I gather the point is that, like faith, asking questions is a way of life.  We grow by asking and, over time, come to understand things that we couldn’t have understood before.  Or, as I have heard you say, “When it comes to making meaning, it’s all about relationships.”

I’m finding myself increasingly impatient with this need for patience, though!

Remember the story about Abraham negotiating with God over how many righteous people had to be in Sodom and Gomorrah to save the cities?  Abraham gets God to agree to fifty, and then keeps going until God agrees to ten.  I googled it yesterday, and was surprised by how the story ends.

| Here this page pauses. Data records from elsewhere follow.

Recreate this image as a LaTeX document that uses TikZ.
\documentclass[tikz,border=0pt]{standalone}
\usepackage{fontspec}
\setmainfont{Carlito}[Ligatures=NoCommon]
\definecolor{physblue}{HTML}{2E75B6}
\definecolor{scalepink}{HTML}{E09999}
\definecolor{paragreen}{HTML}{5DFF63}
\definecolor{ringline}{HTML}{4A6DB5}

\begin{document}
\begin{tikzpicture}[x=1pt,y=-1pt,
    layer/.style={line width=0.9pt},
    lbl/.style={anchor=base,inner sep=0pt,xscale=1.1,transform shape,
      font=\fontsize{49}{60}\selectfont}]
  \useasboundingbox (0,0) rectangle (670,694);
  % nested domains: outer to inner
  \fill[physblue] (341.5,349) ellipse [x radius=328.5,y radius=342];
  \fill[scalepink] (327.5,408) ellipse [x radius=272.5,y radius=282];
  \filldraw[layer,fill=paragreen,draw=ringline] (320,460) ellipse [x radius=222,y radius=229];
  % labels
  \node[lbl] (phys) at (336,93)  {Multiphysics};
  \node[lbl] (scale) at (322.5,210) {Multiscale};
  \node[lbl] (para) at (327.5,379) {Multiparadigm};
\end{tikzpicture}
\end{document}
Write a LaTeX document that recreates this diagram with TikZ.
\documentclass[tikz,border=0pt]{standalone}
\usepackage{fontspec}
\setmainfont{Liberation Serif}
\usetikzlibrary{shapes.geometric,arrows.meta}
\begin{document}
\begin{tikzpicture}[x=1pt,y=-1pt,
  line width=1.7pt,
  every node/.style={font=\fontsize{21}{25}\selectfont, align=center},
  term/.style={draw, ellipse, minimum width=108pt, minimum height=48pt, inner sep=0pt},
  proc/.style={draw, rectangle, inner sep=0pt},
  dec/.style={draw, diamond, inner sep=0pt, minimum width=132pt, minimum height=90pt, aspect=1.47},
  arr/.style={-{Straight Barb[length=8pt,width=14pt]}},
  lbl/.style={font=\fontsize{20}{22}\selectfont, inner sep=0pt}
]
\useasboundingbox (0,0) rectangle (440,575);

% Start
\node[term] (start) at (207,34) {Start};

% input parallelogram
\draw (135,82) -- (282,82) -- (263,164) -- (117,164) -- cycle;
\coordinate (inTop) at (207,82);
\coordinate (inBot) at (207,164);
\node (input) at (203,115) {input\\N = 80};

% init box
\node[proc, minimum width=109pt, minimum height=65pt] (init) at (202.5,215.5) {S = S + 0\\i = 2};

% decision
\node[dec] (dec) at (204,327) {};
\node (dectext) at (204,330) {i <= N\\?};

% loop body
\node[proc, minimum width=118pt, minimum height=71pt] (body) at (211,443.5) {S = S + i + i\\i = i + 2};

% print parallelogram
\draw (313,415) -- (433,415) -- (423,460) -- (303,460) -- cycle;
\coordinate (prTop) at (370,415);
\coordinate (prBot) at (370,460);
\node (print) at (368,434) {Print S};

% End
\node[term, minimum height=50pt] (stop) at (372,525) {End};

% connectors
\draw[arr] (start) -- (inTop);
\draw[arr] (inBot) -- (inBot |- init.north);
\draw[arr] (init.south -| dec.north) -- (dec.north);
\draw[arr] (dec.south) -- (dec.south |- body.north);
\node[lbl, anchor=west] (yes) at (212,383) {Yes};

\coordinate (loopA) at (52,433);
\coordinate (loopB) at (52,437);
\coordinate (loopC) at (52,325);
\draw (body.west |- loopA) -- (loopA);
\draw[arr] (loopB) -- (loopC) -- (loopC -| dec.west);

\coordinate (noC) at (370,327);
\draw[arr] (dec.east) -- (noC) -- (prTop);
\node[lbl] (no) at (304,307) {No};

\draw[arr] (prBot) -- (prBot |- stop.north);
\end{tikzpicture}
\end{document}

Three angels visit Abraham and Sarah.  Two of them go on to Sodom to visit Abraham’s nephew, Lot.  Lot takes care of them, of course, but the rest of the city tries to take advantage of them – it’s pretty ugly, actually.

In the end, Abraham’s negotiation doesn’t change the outcome.  Both cities are destroyed.  There weren’t even ten righteous people there!

I used to think that Abraham had changed God’s mind.  But, now I realize that the negotiation couldn’t have been about God.  It must have been about Abraham.

I’m wondering if God lured Abraham into the negotiation in order to teach him that living right means looking out for other people, even if it’s not clear that they deserve it.

And, if that’s so, then I wonder if “living into the questions” is too passive. It seems to imply an acceptance of the way things are.  I think I remember you saying, “when we pray, we should move our feet.”

Don’t we have a responsibility to make things better that requires more than just living into the questions?